Surrealist women representing women

Leonora Carrington, Self Portrait, c. 1938, oil on canvas, 25 5/8 x 32 inches (Metropolitan Museum of Art)
Given the Surrealist interest in creating art that manifested the unconscious and the prominence of Freudian themes in the work of male Surrealist artists, certain questions inevitably arise. How did female Surrealist artists represent their dreams and unconscious desires, and how are they different from the representations of male Surrealist artists? These are difficult questions to answer, in part because the Surrealists strongly rejected conformity. Although there are similarities between certain Surrealist artists, it is impossible to make sweeping generalizations about all male Surrealists, and this is equally true of the women.
Dorothea Tanning, Birthday, 1942, oil on canvas, 40¼ x 25½ inches (Philadelphia Museum of Art)
Many of the women associated with Surrealism were as interested in women as an artistic subject as the male Surrealists were. Their representations of women are, however, notably different. While male Surrealist artists often depicted faceless, distorted, and violated female bodies, artists such as Carrington, Varo, and Fini portrayed women, including themselves, as young and beautiful. In depictions of their dreams and in their self-representations, women artists associated with Surrealism often seem to conform to male Surrealist idealizations of women as beautiful, child-like creatures inhabiting magical dream environments.
Remedios Varo, The Call, 1961, oil on masonite, 39 ½ x 26 ¾ inches (National Museum of Women in the Arts, Washington, DC)

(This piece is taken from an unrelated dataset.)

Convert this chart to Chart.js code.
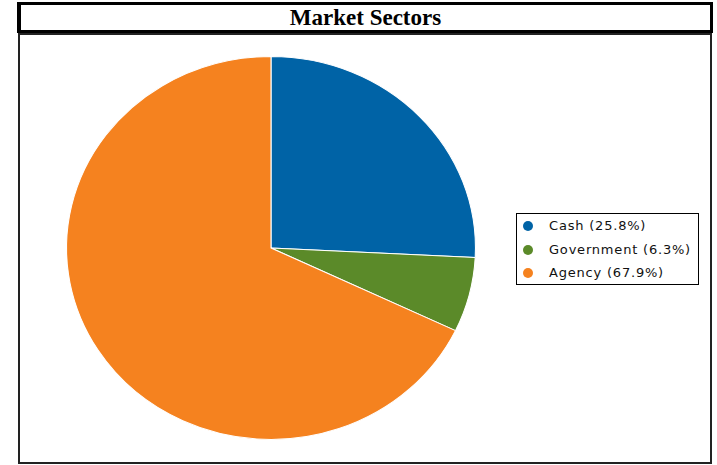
<!DOCTYPE html>
<html>
<head>
<meta charset="utf-8">
<script src="https://cdn.jsdelivr.net/npm/chart.js@4.4.0/dist/chart.umd.min.js"></script>
<style>
  body { margin: 0; background: #fff; }
  #page { position: relative; width: 717px; height: 465px; overflow: hidden; }
  #titleBox {
    position: absolute; left: 17px; top: 2px; width: 696px; height: 31px;
    box-sizing: border-box; border: 3px solid #000; border-left-width: 4px;
    font: bold 23px "Liberation Serif", "Times New Roman", serif;
    text-align: center; line-height: 25px; color: #000;
  }
  #chartBox {
    position: absolute; left: 18px; top: 33px; width: 694px; height: 431px;
    box-sizing: border-box; border: 2px solid #222;
  }
  #pie { position: absolute; left: 0; top: 0; }
  #legend {
    position: absolute; left: 516px; top: 213px; width: 183px; height: 72px;
    box-sizing: border-box; border: 1px solid #000; background: #fff;
    font: 13px "DejaVu Sans", sans-serif; letter-spacing: 0.8px; color: #111;
  }
  .row { position: absolute; left: 0; height: 14px; line-height: 14px; white-space: nowrap; }
  .dot { position: absolute; left: 6px; top: 2px; width: 10px; height: 10px; border-radius: 50%; }
  .txt { position: absolute; left: 32px; top: 0; }
</style>
</head>
<body>
<div id="page">
  <div id="chartBox"></div>
  <div id="titleBox">Market Sectors</div>
  <canvas id="pie" width="717" height="465"></canvas>
  <div id="legend"></div>
</div>
<script>
// chart data
var sectors = ['Cash', 'Government', 'Agency'];
var shares = [25.8, 6.3, 67.9];
var colors = ['#0063a6', '#5b8a29', '#f5821f'];

// the reference pie is a little wider than tall
var xStretch = 205 / 192;

var stretchPie = {
  id: 'stretchPie',
  beforeDatasetsDraw: function (chart) {
    var a = chart.chartArea;
    var cx = (a.left + a.right) / 2;
    chart.ctx.save();
    chart.ctx.translate(cx, 0);
    chart.ctx.scale(xStretch, 1);
    chart.ctx.translate(-cx, 0);
  },
  afterDatasetsDraw: function (chart) {
    chart.ctx.restore();
  }
};

var ctx = document.getElementById('pie').getContext('2d');
var pieChart = new Chart(ctx, {
  type: 'pie',
  data: {
    labels: sectors,
    datasets: [{
      data: shares,
      backgroundColor: colors,
      borderColor: '#ffffff',
      borderWidth: 1,
      clip: false
    }]
  },
  options: {
    responsive: false,
    animation: false,
    layout: { padding: { left: 79, right: 254, top: 56, bottom: 25 } },
    plugins: {
      legend: { display: false },
      tooltip: { enabled: false }
    }
  },
  plugins: [stretchPie]
});

// legend built from the same arrays
var legend = document.getElementById('legend');
sectors.forEach(function (name, i) {
  var row = document.createElement('div');
  row.className = 'row';
  row.style.top = (5 + i * 23.5) + 'px';
  row.innerHTML = '<span class="dot" style="background:' + colors[i] + '"></span>' +
    '<span class="txt">' + name + ' (' + shares[i].toFixed(1) + '%)</span>';
  legend.appendChild(row);
});
</script>
</body>
</html>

Women’s self-representations

Left: Frida Kahlo, The Broken Column, 1944, oil on masonite, 30.5 x 39 cm (Museo Dolores Olmedo); Right: Frida Kahlo, Self Portrait with Cropped Hair, 1940, oil on canvas, 15 ¾ x 11 inches (MoMA)
Self-portraiture was a more significant genre among Surrealist women artists than it was among the men, and several women artists associated with the group are particularly notable for the depth and complexity of their engagement with self-representation. The most famous of these is Frida Kahlo, whom the Surrealist leader André Breton saluted as a natural Surrealist, although she never considered herself a member of the movement. Kahlo used her own image as a primary subject, often combining it with symbolic objects and scenes that represent her thoughts, feelings, and memories. She was also concerned with constructing her image in life, dressing in men’s clothes, or more often in traditional regional Mexican costumes, as a means of proclaiming her identity.
Leonor Fini, The Alcove/Self Portrait with Nico Papatakis, 1941, oil on canvas
Leonor Fini, who also never joined the group but was friends with many Surrealists and participated in Surrealist exhibitions, was similarly preoccupied with her own image in art and life. She appears in her paintings as a beautiful, dominating, and sensual woman, often surrounded by imagined figures and environments. The self-image in her paintings was not unlike the figure she presented in person. She wore dramatic costumes, and once received the Surrealists dressed in priest’s robes, clothing she found particularly erotic and transgressive.
Claude Cahun, Self Portrait, 1928
Unlike Kahlo and Fini, Claude Cahun participated in a variety of Surrealist group activities in the 1930s. In addition to making Surrealist objects, she produced a series of photographic self-portraits in which she transformed herself radically from one image to the next, appearing in several wearing masks and costumed as a doll. The gender ambiguities in many of her self-portraits suggest an exploration of her own image that is concerned with both personal and social issues of identity.
The role of women in Surrealism was complex and contradictory. The movement both infantilized and empowered women, treated them as erotic objects and supported their sexual emancipation, subjected them to the male gaze and validated their own self images. Furthermore, it is important to note that while women were a minority within the Surrealist group, many more women artists achieved significant recognition in the context of Surrealism than in other major modern art movements.